Microsoft today announced that it has signed a $9.7 billion purchase agreement for AI cloud capacity from Bitcoin miner turned neo-cloud company IREN.
The move marked one of the biggest commercial validations to date for the upcoming neo-cloud space, which refers to a group of data center companies that have evolved from Bitcoin mining to artificial intelligence infrastructure.
Under the five-year agreement, Microsoft will have access to Nvidia GB300-based AI systems hosted in Texas.
IREN, once known for its large-scale Bitcoin mining operations, plans to buy $5.8 billion worth of GPUs from Dell Technologies, a deal it expects to generate nearly $1.9 billion in annual revenue.
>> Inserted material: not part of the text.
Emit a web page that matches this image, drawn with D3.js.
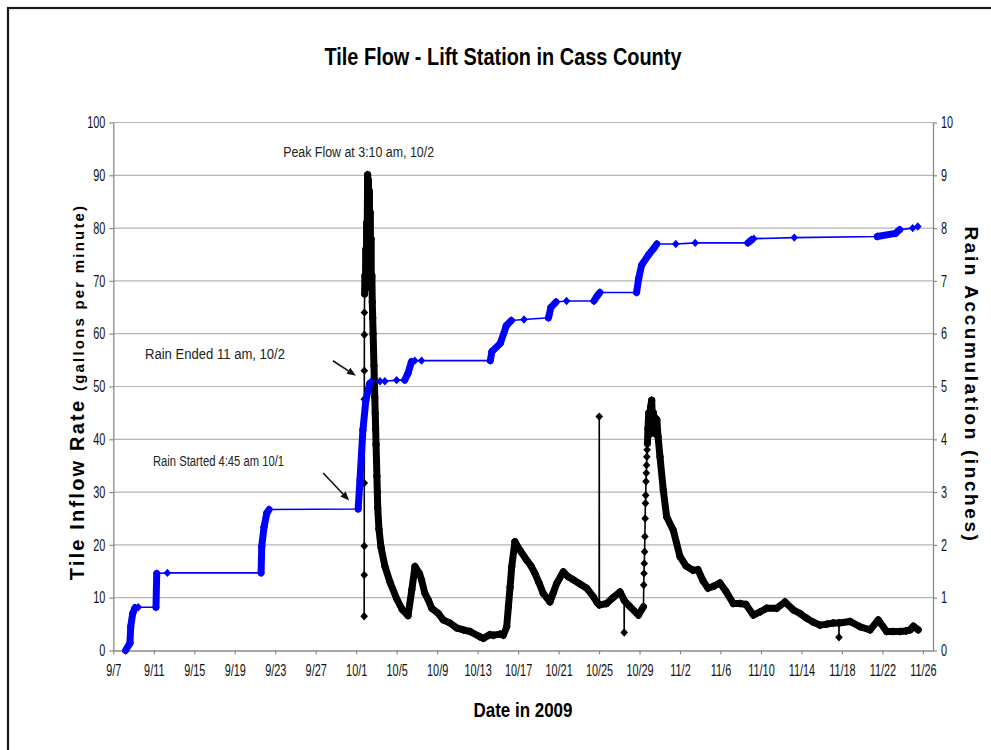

The announcement sent IREN stock soaring more than 30% in premarket trading, extending its 500% rally this year fueled by the AI hardware boom.
Founded during the Bitcoin mining wave, IREN is working with peers like CoreWeave and Crusoe to redeploy energy-intensive infrastructure for AI workloads.
The deal shows that the miner’s once-unstable hardware fleet is increasingly being seen as a strategic computing asset bridging the gap between blockchain and AI.
Meanwhile, Microsoft has relied on leasing deals with these providers to meet the surge in demand for its Azure AI services amid a global GPU capacity shortage.